## What this task involves
Only one stretch of the data below should be repeated: the lines from the line containing "Recreate this image" through the line containing "Chart.register(...registerables);", inclusive, exactly as they are.

:: Entries shown

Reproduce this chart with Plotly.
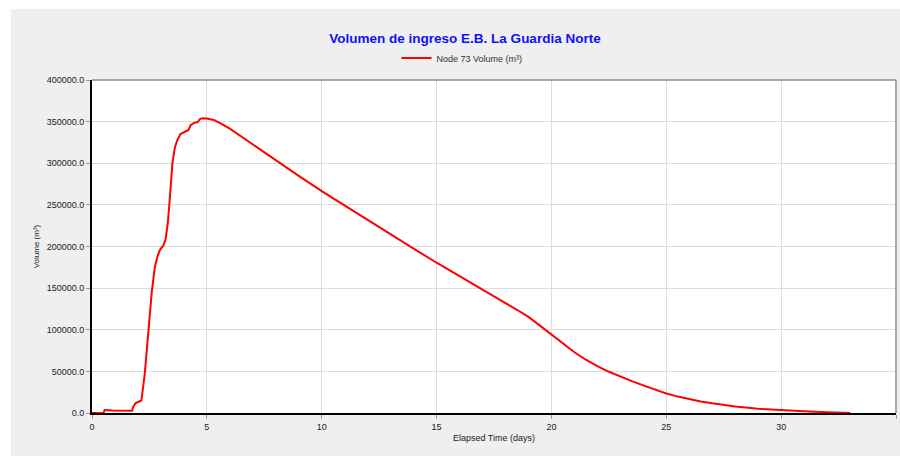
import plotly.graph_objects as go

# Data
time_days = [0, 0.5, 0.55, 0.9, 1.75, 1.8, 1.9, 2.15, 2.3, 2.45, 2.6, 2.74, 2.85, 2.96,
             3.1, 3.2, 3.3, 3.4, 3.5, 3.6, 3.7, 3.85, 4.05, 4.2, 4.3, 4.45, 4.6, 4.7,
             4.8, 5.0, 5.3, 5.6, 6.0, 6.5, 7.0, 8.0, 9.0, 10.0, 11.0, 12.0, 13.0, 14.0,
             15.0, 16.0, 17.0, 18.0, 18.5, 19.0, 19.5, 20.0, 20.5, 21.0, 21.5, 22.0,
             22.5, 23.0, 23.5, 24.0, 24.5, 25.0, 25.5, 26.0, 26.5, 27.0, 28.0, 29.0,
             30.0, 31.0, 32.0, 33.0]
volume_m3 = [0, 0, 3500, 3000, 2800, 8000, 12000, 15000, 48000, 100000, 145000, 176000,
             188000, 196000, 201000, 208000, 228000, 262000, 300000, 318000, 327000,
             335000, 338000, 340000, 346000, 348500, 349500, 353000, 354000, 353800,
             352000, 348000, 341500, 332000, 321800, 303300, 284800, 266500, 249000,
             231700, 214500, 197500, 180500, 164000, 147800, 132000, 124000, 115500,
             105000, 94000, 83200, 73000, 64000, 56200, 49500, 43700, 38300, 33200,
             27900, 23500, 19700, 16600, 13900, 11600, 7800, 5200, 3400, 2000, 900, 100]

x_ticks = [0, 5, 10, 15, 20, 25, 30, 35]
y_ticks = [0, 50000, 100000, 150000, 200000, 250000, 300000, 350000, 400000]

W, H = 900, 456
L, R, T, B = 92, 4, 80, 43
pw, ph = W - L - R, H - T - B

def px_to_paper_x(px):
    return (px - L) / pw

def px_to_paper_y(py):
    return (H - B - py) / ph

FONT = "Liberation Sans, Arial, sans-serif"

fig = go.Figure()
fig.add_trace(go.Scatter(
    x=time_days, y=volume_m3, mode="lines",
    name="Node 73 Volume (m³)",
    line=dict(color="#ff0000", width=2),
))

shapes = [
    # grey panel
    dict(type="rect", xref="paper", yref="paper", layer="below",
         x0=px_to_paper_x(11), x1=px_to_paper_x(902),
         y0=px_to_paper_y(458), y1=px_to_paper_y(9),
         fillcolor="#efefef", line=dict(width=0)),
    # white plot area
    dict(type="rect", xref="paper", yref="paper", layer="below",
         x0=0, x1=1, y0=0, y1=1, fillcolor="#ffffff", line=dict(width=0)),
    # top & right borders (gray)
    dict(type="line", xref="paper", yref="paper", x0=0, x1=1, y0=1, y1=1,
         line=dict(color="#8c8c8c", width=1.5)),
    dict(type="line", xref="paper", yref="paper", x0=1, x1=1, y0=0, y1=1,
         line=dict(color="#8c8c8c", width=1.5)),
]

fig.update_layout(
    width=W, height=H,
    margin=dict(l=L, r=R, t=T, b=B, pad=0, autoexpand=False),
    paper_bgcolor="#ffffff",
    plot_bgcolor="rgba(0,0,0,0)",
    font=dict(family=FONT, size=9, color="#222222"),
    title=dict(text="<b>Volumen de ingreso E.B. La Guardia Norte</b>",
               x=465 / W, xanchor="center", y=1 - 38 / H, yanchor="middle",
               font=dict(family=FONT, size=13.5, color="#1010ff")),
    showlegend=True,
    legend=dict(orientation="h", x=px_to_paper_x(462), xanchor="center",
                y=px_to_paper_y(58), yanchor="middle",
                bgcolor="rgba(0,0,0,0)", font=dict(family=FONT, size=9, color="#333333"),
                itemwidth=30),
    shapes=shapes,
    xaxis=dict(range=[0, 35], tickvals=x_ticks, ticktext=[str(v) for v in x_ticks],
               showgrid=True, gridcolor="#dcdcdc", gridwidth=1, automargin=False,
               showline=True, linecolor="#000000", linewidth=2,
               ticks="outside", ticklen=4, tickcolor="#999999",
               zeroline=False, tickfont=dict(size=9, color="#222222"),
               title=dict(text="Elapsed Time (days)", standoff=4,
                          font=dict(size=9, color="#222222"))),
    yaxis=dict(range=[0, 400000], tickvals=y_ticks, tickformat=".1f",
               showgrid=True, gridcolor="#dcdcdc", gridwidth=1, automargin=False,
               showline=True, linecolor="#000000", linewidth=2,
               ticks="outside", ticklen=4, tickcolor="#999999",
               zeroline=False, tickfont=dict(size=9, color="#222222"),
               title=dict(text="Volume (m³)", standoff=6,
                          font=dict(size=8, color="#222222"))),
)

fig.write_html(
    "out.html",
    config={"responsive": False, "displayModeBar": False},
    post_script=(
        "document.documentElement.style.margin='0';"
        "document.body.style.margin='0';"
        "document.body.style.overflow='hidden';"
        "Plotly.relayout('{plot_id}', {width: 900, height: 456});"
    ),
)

::::
:: Entries shown

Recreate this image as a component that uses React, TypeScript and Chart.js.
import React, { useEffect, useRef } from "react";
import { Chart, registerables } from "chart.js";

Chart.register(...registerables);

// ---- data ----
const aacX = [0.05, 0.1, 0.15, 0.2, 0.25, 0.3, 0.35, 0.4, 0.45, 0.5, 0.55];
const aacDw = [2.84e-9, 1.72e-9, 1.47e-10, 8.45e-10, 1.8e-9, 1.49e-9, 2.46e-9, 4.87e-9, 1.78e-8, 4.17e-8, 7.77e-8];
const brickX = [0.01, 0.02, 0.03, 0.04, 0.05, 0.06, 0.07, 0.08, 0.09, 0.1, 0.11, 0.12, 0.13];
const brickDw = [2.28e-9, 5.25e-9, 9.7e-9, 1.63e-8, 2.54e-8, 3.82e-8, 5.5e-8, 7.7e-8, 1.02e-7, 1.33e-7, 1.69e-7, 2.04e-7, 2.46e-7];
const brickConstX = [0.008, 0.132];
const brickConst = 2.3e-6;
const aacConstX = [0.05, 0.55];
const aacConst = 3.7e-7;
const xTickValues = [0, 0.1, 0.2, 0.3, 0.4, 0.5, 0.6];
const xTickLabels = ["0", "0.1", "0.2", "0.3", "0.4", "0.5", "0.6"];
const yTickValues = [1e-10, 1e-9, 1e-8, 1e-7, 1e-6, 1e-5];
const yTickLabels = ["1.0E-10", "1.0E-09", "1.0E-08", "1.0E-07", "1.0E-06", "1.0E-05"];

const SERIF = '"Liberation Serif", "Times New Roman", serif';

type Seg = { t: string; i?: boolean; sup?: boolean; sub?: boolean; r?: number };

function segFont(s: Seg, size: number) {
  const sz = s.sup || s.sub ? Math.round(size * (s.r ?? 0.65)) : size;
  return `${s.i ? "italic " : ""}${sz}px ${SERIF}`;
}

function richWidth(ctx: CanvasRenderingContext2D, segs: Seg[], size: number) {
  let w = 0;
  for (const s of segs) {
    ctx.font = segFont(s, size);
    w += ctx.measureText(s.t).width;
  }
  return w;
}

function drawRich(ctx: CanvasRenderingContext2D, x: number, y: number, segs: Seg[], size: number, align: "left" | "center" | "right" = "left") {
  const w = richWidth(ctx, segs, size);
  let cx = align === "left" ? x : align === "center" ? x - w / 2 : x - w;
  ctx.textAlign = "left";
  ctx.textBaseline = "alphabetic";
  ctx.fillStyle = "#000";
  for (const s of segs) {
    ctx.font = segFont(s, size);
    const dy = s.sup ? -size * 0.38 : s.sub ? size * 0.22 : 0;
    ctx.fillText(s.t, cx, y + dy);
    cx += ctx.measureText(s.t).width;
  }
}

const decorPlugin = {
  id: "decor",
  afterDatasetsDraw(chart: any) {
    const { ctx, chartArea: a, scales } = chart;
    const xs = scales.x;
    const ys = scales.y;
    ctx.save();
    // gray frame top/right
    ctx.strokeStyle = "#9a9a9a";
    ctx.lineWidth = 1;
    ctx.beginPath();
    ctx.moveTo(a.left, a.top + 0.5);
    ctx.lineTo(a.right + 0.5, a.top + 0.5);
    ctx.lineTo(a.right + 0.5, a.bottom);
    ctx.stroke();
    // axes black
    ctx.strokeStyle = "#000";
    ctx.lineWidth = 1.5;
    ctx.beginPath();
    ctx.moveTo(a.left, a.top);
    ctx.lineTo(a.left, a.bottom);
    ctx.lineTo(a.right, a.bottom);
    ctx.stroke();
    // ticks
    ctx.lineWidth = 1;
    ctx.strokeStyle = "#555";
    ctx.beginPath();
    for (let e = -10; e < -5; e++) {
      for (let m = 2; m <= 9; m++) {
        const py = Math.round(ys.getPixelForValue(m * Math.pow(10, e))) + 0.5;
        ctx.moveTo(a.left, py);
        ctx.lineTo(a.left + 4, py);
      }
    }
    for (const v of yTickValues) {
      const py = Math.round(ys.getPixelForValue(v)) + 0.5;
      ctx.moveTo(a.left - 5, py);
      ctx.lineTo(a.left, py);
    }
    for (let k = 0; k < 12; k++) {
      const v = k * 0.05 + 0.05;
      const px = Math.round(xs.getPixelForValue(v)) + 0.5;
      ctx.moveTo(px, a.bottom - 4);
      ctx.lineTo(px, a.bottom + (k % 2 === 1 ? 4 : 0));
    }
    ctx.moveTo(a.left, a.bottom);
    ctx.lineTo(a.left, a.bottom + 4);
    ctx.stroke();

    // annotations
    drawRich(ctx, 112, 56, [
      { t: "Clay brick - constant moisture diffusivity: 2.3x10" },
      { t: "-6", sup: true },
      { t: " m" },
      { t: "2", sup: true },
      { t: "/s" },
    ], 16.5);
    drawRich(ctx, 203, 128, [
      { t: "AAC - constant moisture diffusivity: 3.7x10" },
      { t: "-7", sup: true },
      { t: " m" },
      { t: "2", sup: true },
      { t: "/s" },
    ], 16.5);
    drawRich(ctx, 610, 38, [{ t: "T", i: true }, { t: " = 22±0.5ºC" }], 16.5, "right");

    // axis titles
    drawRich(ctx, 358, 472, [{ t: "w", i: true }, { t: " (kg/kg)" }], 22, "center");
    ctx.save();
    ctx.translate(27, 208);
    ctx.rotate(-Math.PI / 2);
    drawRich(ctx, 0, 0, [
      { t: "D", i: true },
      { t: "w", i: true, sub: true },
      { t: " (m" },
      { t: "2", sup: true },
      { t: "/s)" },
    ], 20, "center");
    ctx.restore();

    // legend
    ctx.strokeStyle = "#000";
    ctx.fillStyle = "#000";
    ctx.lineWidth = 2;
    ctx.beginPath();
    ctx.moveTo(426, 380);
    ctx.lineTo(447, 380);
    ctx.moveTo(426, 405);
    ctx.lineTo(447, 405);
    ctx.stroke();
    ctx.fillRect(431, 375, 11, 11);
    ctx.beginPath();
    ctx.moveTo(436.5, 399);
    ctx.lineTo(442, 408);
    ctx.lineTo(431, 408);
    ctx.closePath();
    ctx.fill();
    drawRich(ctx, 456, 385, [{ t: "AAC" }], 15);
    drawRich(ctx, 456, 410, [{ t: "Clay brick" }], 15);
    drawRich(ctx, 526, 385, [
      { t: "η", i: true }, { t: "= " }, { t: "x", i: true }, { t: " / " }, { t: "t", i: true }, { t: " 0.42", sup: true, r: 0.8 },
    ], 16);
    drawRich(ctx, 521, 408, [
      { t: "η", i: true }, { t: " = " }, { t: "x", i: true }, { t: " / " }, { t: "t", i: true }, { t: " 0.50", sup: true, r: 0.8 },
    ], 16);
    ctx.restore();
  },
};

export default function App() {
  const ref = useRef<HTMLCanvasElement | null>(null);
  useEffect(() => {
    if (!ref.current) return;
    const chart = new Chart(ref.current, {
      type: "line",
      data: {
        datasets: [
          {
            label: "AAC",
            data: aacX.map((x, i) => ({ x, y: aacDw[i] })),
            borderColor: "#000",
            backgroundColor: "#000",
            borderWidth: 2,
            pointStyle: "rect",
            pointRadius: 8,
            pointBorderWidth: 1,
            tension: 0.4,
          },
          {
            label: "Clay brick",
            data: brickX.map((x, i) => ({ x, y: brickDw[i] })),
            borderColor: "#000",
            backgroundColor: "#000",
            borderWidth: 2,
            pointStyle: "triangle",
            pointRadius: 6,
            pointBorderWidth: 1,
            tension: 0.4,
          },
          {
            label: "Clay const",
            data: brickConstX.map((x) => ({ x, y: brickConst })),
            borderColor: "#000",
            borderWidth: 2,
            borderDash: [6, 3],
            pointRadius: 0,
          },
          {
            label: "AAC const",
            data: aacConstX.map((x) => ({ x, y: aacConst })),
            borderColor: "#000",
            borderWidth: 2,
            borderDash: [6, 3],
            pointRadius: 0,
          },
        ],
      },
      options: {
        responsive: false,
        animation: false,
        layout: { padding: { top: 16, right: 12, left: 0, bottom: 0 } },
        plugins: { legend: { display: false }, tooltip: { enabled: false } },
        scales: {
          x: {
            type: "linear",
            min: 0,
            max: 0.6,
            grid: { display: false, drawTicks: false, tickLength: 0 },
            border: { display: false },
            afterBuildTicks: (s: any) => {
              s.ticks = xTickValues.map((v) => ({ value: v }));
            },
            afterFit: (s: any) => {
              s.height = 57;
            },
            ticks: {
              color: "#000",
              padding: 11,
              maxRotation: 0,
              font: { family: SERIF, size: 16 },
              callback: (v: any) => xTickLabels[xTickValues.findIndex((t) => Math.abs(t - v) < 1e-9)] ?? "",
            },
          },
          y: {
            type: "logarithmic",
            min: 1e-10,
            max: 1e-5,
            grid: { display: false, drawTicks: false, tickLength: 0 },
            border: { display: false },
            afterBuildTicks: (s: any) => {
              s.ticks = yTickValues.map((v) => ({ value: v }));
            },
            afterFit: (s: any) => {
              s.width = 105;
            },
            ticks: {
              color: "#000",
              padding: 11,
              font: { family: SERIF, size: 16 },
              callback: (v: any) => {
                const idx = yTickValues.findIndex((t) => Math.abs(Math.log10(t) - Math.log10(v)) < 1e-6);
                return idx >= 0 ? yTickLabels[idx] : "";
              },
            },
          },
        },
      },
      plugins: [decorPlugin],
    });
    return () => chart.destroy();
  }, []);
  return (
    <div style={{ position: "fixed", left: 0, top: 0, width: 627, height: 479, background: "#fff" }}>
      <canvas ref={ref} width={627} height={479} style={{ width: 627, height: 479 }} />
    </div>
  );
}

::::

## The solution
Recreate this image as a component that uses React, TypeScript and Chart.js.
import React, { useEffect, useRef } from "react";
import { Chart, registerables } from "chart.js";

Chart.register(...registerables);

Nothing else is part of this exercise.